Directive ->
Can you write out every line from the start of the records below through the line containing "from bokeh.resources import INLINE", leaving out any pictures?
════
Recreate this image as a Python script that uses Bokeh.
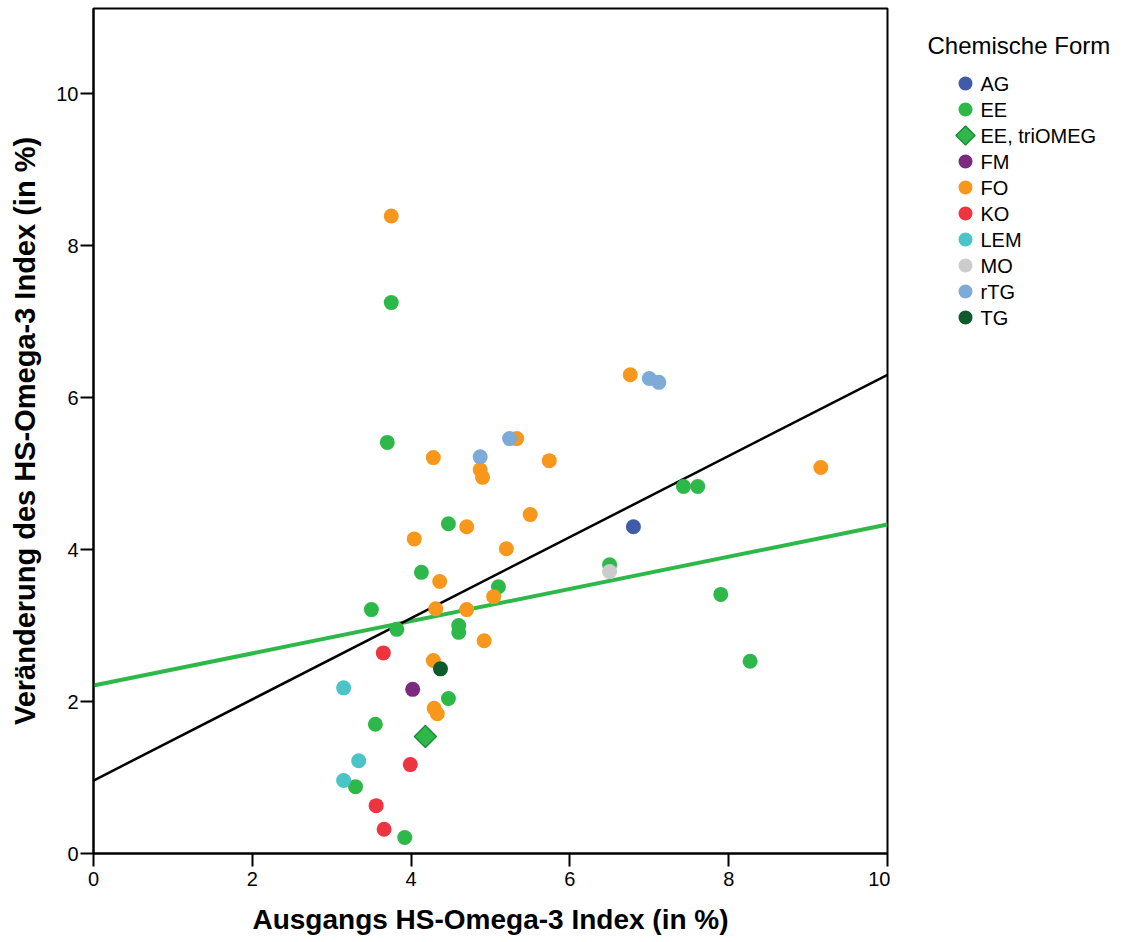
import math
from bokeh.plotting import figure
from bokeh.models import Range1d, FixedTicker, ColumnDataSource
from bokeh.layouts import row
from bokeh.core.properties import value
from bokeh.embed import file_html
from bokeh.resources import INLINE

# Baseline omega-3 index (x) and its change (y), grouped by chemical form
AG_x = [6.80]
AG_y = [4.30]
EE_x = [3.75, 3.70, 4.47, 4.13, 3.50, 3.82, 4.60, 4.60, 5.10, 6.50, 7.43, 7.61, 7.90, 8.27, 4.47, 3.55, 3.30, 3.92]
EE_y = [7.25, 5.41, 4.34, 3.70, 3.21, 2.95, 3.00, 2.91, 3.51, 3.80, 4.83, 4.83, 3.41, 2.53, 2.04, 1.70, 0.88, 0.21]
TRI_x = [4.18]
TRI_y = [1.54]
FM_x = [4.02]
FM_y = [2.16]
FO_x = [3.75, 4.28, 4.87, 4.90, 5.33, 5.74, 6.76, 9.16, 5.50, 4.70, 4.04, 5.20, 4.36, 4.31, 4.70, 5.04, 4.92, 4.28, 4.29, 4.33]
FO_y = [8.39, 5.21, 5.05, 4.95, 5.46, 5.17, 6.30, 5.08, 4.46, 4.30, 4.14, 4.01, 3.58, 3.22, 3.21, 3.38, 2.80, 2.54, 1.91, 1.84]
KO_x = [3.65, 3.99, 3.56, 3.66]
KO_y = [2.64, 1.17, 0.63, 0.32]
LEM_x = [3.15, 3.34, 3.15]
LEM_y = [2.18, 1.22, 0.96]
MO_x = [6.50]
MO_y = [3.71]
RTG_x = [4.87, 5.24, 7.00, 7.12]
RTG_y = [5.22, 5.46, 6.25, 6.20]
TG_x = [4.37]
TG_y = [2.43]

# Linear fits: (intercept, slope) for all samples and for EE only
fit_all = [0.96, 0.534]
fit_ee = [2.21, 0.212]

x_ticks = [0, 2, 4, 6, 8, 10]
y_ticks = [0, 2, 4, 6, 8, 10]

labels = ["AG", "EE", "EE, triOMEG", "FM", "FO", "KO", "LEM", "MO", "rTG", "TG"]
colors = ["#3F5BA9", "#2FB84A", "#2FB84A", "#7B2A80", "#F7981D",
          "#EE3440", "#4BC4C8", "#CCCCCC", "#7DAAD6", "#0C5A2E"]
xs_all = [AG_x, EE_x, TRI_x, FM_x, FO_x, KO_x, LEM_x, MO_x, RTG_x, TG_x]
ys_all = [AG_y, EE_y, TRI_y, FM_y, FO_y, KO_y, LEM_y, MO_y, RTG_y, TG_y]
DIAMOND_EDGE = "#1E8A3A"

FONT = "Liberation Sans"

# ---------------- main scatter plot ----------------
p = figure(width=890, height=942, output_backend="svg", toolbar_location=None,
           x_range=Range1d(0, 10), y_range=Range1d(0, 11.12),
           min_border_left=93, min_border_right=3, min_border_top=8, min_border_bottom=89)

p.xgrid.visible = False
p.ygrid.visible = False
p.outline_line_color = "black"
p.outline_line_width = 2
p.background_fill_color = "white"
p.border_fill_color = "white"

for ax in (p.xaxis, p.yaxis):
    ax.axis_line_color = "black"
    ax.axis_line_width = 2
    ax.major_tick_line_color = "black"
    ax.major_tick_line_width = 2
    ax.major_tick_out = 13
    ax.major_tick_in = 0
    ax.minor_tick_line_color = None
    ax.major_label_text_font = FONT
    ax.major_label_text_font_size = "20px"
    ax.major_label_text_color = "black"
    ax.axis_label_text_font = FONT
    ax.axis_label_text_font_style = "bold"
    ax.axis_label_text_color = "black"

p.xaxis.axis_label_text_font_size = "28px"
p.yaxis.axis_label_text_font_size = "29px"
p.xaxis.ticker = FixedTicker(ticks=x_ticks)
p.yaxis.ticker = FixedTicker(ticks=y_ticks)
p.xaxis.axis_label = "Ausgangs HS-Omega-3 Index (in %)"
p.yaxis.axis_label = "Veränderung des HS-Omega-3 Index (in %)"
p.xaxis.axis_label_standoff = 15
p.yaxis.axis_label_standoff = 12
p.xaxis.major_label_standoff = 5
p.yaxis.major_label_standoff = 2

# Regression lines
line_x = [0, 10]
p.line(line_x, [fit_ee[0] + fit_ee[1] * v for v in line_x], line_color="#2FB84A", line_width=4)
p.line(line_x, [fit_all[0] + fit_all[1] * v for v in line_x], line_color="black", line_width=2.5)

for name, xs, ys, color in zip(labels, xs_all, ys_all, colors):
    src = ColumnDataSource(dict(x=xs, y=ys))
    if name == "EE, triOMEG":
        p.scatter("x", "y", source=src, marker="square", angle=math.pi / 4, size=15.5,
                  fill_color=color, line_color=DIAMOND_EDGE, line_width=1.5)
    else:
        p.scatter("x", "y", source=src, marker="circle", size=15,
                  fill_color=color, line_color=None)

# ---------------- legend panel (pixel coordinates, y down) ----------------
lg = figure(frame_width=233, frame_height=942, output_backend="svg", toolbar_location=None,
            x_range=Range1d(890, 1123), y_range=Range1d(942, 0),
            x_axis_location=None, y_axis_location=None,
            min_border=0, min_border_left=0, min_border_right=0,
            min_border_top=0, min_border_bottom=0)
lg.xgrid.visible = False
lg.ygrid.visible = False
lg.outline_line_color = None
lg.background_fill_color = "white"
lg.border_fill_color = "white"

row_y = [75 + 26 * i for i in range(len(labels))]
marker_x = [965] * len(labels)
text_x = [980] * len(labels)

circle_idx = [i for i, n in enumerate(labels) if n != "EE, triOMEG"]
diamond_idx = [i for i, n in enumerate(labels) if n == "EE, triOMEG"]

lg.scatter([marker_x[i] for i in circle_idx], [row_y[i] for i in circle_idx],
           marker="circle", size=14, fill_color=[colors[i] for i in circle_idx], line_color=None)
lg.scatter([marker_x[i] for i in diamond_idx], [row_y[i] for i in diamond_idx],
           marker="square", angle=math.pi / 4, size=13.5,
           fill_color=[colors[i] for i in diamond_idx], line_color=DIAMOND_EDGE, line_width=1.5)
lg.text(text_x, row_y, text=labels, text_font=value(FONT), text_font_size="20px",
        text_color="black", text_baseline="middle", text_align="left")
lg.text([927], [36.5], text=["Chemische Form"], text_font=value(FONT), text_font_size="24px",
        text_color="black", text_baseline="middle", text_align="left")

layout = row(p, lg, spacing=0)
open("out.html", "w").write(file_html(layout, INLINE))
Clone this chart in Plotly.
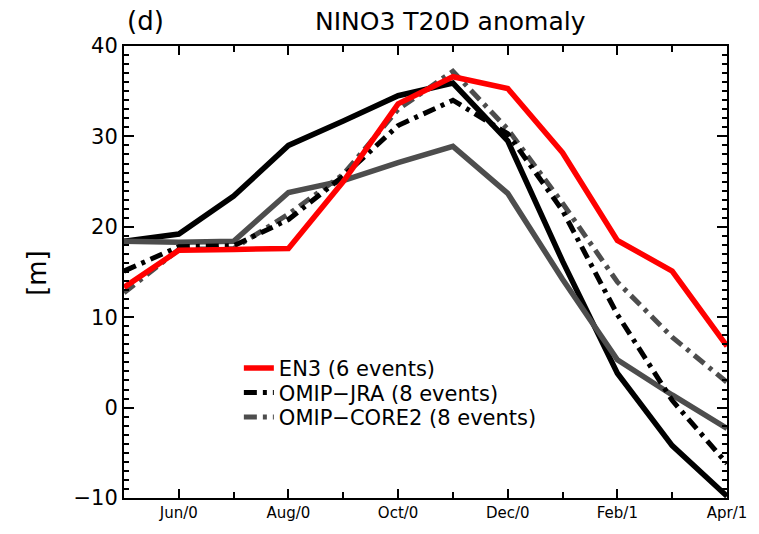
════
Output for this exercise ->
Recreate this image as a Python script that uses Bokeh.
import math
from bokeh.plotting import figure
from bokeh.models import Range1d, FixedTicker, ColumnDataSource
from bokeh.layouts import row
from bokeh.core.properties import value
from bokeh.embed import file_html
from bokeh.resources import INLINE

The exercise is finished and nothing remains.